3. In ordine al terzo motivo di ricorso, si osserva che esso è infondato. Invero la L. n. 289 del 2002, art. 63, comma 3, prevede che per maturare il diritto ai contributi i datori di lavoro devono, in ogni caso, inoltrare al centro operativo di Pescara dell’Agenzia delle entrate una istanza preventiva contenente i dati stabiliti con provvedimento del direttore della medesima Agenzia, emanato entro il 31 gennaio 2003, occorrenti per stabilire la base occupazionale di riferimento, il numero, la tipologia, la decorrenza e la durata dell’assunzione, l’entità dell’incremento occupazionale nonchè gli identificativi del datore di lavoro e dell’assunto.

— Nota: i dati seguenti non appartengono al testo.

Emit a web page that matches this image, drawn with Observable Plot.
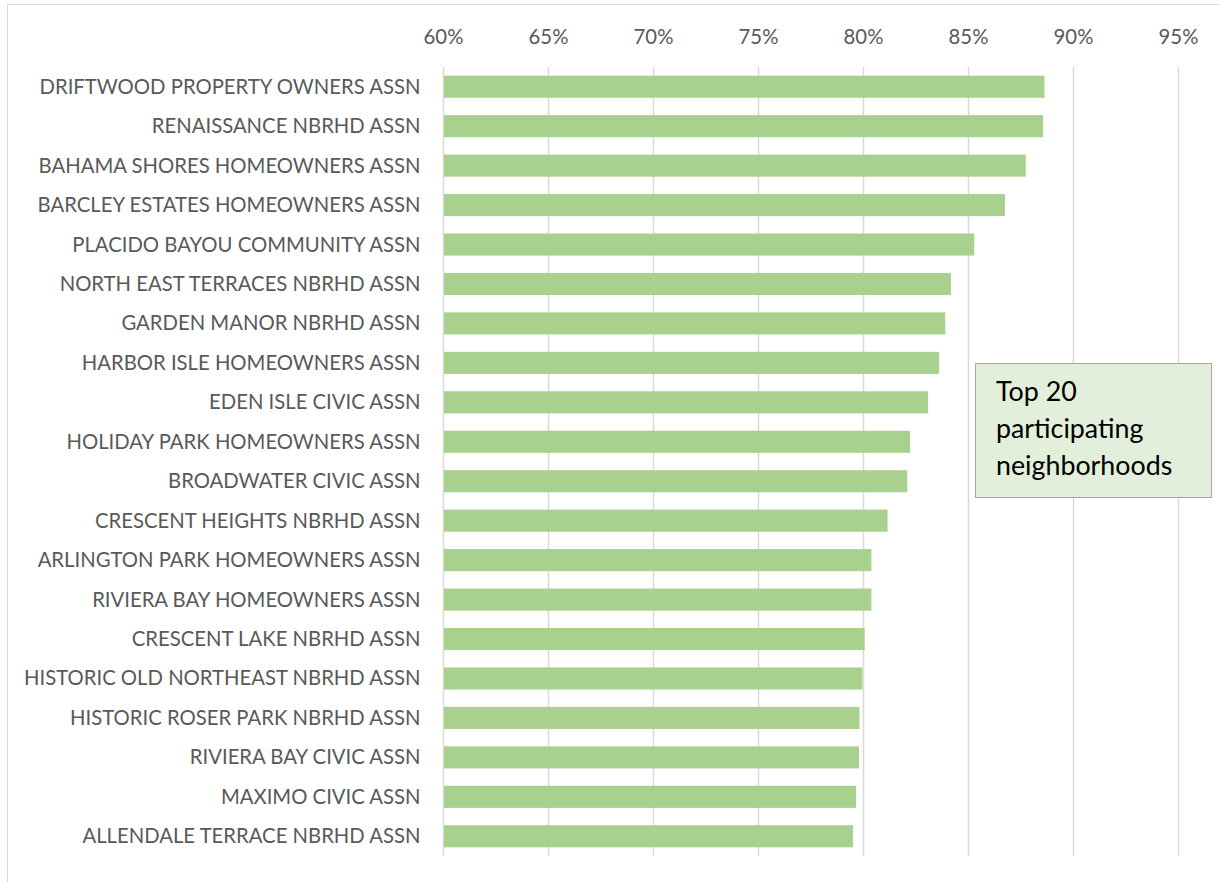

Nel caso che occupa la documentazione che la CTR ha ritenuto mancante con riguardo all’anno 2003, secondo quanto afferma la ricorrente, è stata presentata alla agenzia delle entrate nell’anno 2006. Dunque il deposito della documentazione deve considerarsi tardivo, per il che la circostanza del non aver la CTR esaminato i documenti prodotti è priva di decisività con riguardo a tale periodo di imposta.

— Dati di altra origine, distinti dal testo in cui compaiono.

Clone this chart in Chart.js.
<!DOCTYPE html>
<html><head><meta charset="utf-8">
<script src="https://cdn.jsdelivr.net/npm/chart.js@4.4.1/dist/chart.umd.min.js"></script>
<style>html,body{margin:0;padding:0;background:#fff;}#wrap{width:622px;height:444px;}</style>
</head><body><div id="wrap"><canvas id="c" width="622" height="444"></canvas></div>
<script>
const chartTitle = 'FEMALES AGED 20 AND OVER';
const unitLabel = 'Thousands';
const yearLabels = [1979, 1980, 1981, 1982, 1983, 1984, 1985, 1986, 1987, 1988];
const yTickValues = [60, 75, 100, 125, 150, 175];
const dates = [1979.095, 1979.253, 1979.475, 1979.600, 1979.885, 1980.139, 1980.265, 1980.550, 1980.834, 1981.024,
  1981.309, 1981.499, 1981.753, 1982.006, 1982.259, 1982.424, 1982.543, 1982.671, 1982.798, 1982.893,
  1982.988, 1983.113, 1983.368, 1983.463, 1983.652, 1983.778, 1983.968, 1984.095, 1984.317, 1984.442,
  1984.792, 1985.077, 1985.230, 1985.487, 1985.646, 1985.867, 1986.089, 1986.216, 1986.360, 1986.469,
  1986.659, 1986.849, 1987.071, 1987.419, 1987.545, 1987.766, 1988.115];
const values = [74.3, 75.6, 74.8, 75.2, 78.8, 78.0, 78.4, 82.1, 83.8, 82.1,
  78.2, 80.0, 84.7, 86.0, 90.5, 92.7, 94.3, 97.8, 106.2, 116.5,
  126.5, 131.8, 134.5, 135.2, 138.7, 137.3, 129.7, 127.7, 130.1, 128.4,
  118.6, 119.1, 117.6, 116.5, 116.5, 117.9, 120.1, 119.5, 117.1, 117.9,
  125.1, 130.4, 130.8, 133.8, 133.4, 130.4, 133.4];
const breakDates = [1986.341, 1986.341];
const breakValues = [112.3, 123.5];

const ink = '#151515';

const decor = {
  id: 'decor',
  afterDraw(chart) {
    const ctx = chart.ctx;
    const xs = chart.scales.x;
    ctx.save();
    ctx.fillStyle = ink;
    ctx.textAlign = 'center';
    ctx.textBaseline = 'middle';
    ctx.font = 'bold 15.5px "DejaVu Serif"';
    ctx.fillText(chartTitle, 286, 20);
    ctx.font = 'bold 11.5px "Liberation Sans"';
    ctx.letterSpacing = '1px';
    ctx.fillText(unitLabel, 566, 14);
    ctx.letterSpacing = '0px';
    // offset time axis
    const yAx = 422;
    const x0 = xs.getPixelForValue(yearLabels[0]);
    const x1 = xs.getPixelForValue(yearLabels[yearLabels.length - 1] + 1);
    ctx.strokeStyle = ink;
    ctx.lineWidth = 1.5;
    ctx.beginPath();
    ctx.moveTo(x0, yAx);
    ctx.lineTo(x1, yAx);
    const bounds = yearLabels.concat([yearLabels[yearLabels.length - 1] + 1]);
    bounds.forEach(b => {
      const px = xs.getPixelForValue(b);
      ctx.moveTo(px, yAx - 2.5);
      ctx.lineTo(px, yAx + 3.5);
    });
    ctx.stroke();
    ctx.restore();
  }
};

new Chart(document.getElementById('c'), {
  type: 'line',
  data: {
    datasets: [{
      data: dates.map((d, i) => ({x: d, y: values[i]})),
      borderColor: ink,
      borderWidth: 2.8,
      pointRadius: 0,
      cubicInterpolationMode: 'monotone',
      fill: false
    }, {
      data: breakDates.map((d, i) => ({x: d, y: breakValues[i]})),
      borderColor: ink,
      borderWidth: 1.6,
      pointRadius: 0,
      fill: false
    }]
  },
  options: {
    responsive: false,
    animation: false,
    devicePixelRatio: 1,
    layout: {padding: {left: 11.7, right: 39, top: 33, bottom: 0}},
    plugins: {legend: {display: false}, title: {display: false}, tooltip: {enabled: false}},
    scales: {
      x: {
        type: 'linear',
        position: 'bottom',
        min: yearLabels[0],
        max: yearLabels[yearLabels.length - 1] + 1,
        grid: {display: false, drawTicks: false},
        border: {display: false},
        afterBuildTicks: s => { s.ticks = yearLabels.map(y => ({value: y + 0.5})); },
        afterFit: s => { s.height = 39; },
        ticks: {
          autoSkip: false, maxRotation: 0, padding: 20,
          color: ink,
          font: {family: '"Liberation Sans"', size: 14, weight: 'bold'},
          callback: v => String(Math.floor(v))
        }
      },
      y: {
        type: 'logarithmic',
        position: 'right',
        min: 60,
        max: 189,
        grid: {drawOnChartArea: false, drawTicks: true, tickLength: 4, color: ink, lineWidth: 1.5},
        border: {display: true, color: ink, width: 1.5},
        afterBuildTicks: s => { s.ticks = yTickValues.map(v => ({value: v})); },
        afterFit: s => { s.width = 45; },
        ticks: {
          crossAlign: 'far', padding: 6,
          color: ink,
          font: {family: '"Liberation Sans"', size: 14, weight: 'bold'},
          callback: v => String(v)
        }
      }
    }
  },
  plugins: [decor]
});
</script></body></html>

3. Il ricorso va, dunque, rigettato e le spese processuali, liquidate come da dispositivo, seguono la soccombenza. Poichè il ricorso è stato proposto successivamente al 30 gennaio 2013 ed è respinto, sussistono le condizioni per dare atto – ai sensi della L. 24 dicembre 2012, n. 228, art. 1, comma 17, (Disposizioni per la formazione del bilancio annuale e pluriennale dello Stato – Legge di stabilità 2013), che ha aggiunto l’art. 13, comma 1 quater al testo unico di cui al D.P.R. 30 maggio 2002, n. 115 – della sussistenza dell’obbligo di versamento, da parte del ricorrente, dell’ulteriore importo a titolo di contributo unificato pari a quello dovuto per la stessa impugnazione integralmente rigettata.

PQM

 

La corte rigetta il ricorso e condanna i ricorrenti a rifondere all’agenzia delle entrate e le spese processuali che liquida in Euro 7.800,00, oltre alle spese prenotate a debito. Ai sensi del D.P.R. 30 maggio 2002, n. 115, art. 13, comma 1 quater, dà atto della sussistenza dei presupposti per il versamento, da parte del ricorrente principale, dell’ulteriore importo a titolo di contributo unificato pari a quello dovuto per il ricorso principale, a norma dello stesso art. 13, comma 1 bis.

Così deciso in Roma, nella camera di consiglio, il 20 settembre 2017.